Conventional wisdom is that the Guaranteed Income Supplement (GIS) is clawed back 50 cents for each additional dollar of income. However, with the GIS top-up introduced in 2011, the total clawback rose to 75% within a range of income. This makes it even more important to take into account the GIS clawback when helping low-income seniors plan their finances.

Service Canada provides a set of tables to help seniors determine their GIS and Allowance payment amounts. These tables apply only to seniors who are receiving the maximum Old Age Security (OAS) amount. Starting with your yearly income excluding OAS, GIS, and Allowance, you can look up your monthly GIS or Allowance. However, the tables won’t give you a simple picture of how GIS works.

The Service Canada tables make it easy for seniors to look up the GIS payments, but they’re cumbersome for planning out different scenarios. Rather than focusing on yearly income, I prefer to think about monthly income. And for couples, instead of looking at their individual GIS payments, I prefer to look at their combined payments.

Let’s focus on Table 2, which gives GIS payments (including top-up) for married or common-law partners both receiving maximum OAS payments. Here is a simple rule that gives the couple’s combined monthly GIS payments to within $2 given their combined monthly income:

Combined Monthly Income
(excluding OAS, GIS, Allowance)
Combined GIS
$0 to $336 $983 minus 50% of Income
$336 to $624 $1067 minus 75% of Income
$624 to $1822 $911 minus 50% of Income

Expressed this way, it’s much easier to see the 50% and 75% clawback rates. (This rule only applies to the current quarter (until the end of March 2013) because GIS payments rise with inflation each quarter.)

People with low incomes are often better off saving in TFSAs rather than RRSPs.
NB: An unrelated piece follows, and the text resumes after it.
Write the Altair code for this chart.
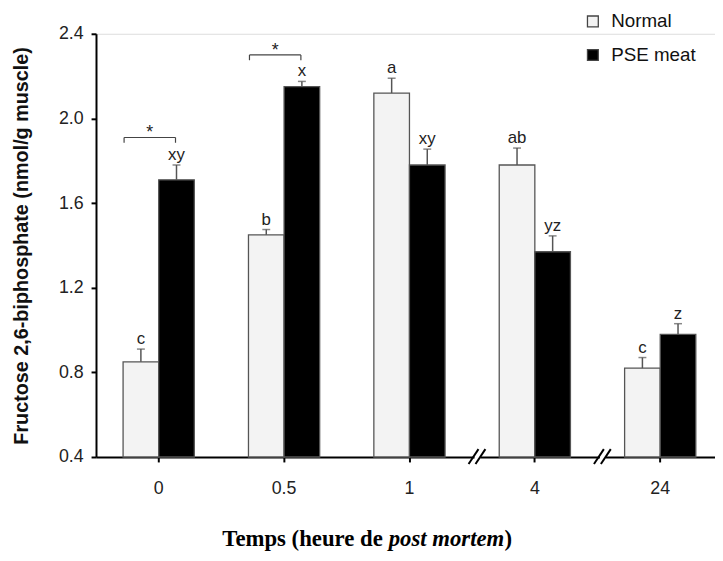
import altair as alt
import pandas as pd

# ---------------- data ----------------
times = ["0", "0.5", "1", "4", "24"]
groups = ["Normal", "PSE meat"]
normal_vals = [0.85, 1.45, 2.12, 1.78, 0.82]
normal_err = [0.06, 0.025, 0.07, 0.08, 0.05]
normal_letters = ["c", "b", "a", "ab", "c"]
pse_vals = [1.71, 2.15, 1.78, 1.37, 0.98]
pse_err = [0.07, 0.025, 0.075, 0.075, 0.05]
pse_letters = ["xy", "x", "xy", "yz", "z"]

bracket_times = ["0", "0.5"]
bracket_level = [1.91, 2.30]
break_times = ["4", "24"]
y_ticks = [0.4, 0.8, 1.2, 1.6, 2.0, 2.4]

rows = []
for i, t in enumerate(times):
    rows.append({"time": t, "grp": "Normal", "val": normal_vals[i], "err": normal_err[i],
                 "top": normal_vals[i] + normal_err[i], "lab": normal_letters[i]})
    rows.append({"time": t, "grp": "PSE meat", "val": pse_vals[i], "err": pse_err[i],
                 "top": pse_vals[i] + pse_err[i], "lab": pse_letters[i]})
df = pd.DataFrame(rows)
df["base"] = 0.4

br = pd.DataFrame({"time": bracket_times, "lev": bracket_level})
br["low"] = br["lev"] - 0.025
br["star"] = br["lev"] + 0.03
brk = pd.DataFrame({"time": break_times, "base": [0.4, 0.4]})

W, H = 626, 428
SANS = "Liberation Sans"

xscale = alt.Scale(domain=times, range=[0, 634], paddingInner=0.432, paddingOuter=0.216)
yscale = alt.Scale(domain=[0.4, 2.4], zero=False, nice=False)

x_enc = alt.X("time:N", scale=xscale, sort=times,
              axis=alt.Axis(title=None, labelAngle=0, labelFontSize=18, labelFont=SANS,
                            labelColor="#222", tickSize=5, tickWidth=2, tickColor="#000",
                            domainColor="#000", domainWidth=2, labelPadding=18))
xo_enc = alt.XOffset("grp:N", scale=alt.Scale(domain=groups, paddingInner=0, paddingOuter=0))

base = alt.Chart(df)

bars = base.mark_bar(stroke="#555", strokeWidth=1.3).encode(
    x=x_enc,
    xOffset=xo_enc,
    y=alt.Y("val:Q", scale=yscale,
            axis=alt.Axis(title="Fructose 2,6-biphosphate (nmol/g muscle)", values=y_ticks,
                          format=".1f", labelFontSize=18, labelFont=SANS, labelColor="#222",
                          tickSize=5, tickWidth=2, tickColor="#000", domainColor="#000",
                          domainWidth=2, labelPadding=8, grid=False,
                          titleFont=SANS, titleFontSize=20, titleFontWeight="bold",
                          titleColor="#111", titlePadding=27)),
    y2=alt.Y2("base:Q"),
    fill=alt.Fill("grp:N", scale=alt.Scale(domain=groups, range=["#f3f3f3", "#000000"]),
                  legend=alt.Legend(title=None, orient="none", legendX=493, legendY=-22,
                                    symbolType="square", symbolSize=120,
                                    symbolStrokeColor="#444", symbolStrokeWidth=1.3,
                                    labelFontSize=19, labelFont=SANS, labelColor="#111",
                                    rowPadding=14, labelOffset=9)),
)

err_line = base.mark_rule(color="#555", strokeWidth=1.5).encode(
    x=alt.X("time:N", scale=xscale, sort=times),
    xOffset=xo_enc,
    y=alt.Y("val:Q", scale=yscale),
    y2="top:Q",
)
err_cap = base.mark_tick(color="#555", thickness=1.5, size=8).encode(
    x=alt.X("time:N", scale=xscale, sort=times),
    xOffset=xo_enc,
    y=alt.Y("top:Q", scale=yscale),
)
letters = base.mark_text(baseline="bottom", dy=-1, fontSize=17, font=SANS, color="#222").encode(
    x=alt.X("time:N", scale=xscale, sort=times),
    xOffset=xo_enc,
    y=alt.Y("top:Q", scale=yscale),
    text="lab:N",
)

bchart = alt.Chart(br)
b_h = bchart.mark_rule(color="#444", strokeWidth=1.2, xOffset=-35, x2Offset=17).encode(
    x=alt.X("time:N", scale=xscale, sort=times), x2="time:N",
    y=alt.Y("lev:Q", scale=yscale))
b_l = bchart.mark_rule(color="#444", strokeWidth=1.2, xOffset=-35).encode(
    x=alt.X("time:N", scale=xscale, sort=times),
    y=alt.Y("lev:Q", scale=yscale), y2="low:Q")
b_r = bchart.mark_rule(color="#444", strokeWidth=1.2, xOffset=17).encode(
    x=alt.X("time:N", scale=xscale, sort=times),
    y=alt.Y("lev:Q", scale=yscale), y2="low:Q")
b_star = bchart.mark_text(text="*", fontSize=18, font=SANS, color="#222", baseline="middle",
                          xOffset=-9, yOffset=2).encode(
    x=alt.X("time:N", scale=xscale, sort=times),
    y=alt.Y("star:Q", scale=yscale))

kchart = alt.Chart(brk)
gap = kchart.mark_rule(color="white", strokeWidth=4, xOffset=-61, x2Offset=-55).encode(
    x=alt.X("time:N", scale=xscale, sort=times), x2="time:N",
    y=alt.Y("base:Q", scale=yscale))
s1 = kchart.mark_rule(color="#000", strokeWidth=2, xOffset=-67, x2Offset=-57,
                      yOffset=7, y2Offset=-8).encode(
    x=alt.X("time:N", scale=xscale, sort=times), x2="time:N",
    y=alt.Y("base:Q", scale=yscale), y2="base:Q")
s2 = kchart.mark_rule(color="#000", strokeWidth=2, xOffset=-60, x2Offset=-50,
                      yOffset=7, y2Offset=-8).encode(
    x=alt.X("time:N", scale=xscale, sort=times), x2="time:N",
    y=alt.Y("base:Q", scale=yscale), y2="base:Q")

# x-axis title with italic part
title_parts = ["Temps (heure de", "post mortem", ")"]
SERIF = "Liberation Serif"
t1 = alt.Chart(pd.DataFrame({"t": [title_parts[0]]})).mark_text(
    font=SERIF, fontSize=23, fontWeight="bold", align="right", baseline="alphabetic",
    color="#000").encode(x=alt.value(290), y=alt.value(518), text="t:N")
t2 = alt.Chart(pd.DataFrame({"t": [title_parts[1]]})).mark_text(
    font=SERIF, fontSize=23, fontWeight="bold", fontStyle="italic", align="left",
    baseline="alphabetic", color="#000").encode(x=alt.value(296), y=alt.value(518), text="t:N")
t3 = alt.Chart(pd.DataFrame({"t": [title_parts[2]]})).mark_text(
    font=SERIF, fontSize=23, fontWeight="bold", align="left", baseline="alphabetic",
    color="#000").encode(x=alt.value(413), y=alt.value(518), text="t:N")

chart = alt.layer(
    bars, err_line, err_cap, letters, b_h, b_l, b_r, b_star, gap, s1, s2, t1, t2, t3
).properties(
    width=W, height=H, autosize="none",
    padding={"left": 89, "top": 23, "right": 0, "bottom": 94},
).configure_view(stroke=None).configure(background="white")

chart.save("out.html", embed_options={"renderer": "svg", "actions": False})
The reason for this is because income from RRSP or RRIF withdrawals triggers GIS clawbacks. In some cases it even makes sense to collapse an RRSP and move the net withdrawal (after income taxes) to a TFSA. This results in extra income taxes but increases future GIS payments. The table above can be helpful in determining whether such a strategy makes sense.


  1. Not a GIS question but this is related to your last comment about transferring RRSPs to a TFSA:

    Say you have 1000 shares of TD stock in your RRSP and want to move it to your TFSA over a period of a few years. Can you do an in-kind transfer of 200 shares, provided you have the contribution room in your TFSA and you have the cash to pay the income tax that's triggered?

    1. @Robb: I don't know if any financial institutions offer a way to do this in one step, but it can be done in 2 steps. Do the in-kind withdrawal from the RRSP to a taxable account, pay the withholding taxes, and then make an in-kind deposit into your TFSA. I've never done an in-kind withdrawal from an RRSP -- you'll have to talk to your financial institution to see how you can arrange to pay the withholding taxes without selling some of the shares from the RRSP.

  2. I have a question about GIS I do not see any answer to anywhere. I am aware of OAS clawback and the GIS clawback of 50 cents on the dollar based on last years income. BUT if for example you qualified for a certain GIS in 2014 based on 2013 income but your 2014 income is much greater and pushes you over the threshold (for 2015) does the CRA go back and in in effect recover from you the 2014 GIS income because your income was more than expected.?

    1. @Anonymous: Every calculator I've seen indicates that your 2014 GIS depends on your 2013 income and not your 2014 income. But I'm not an expert in tax matters.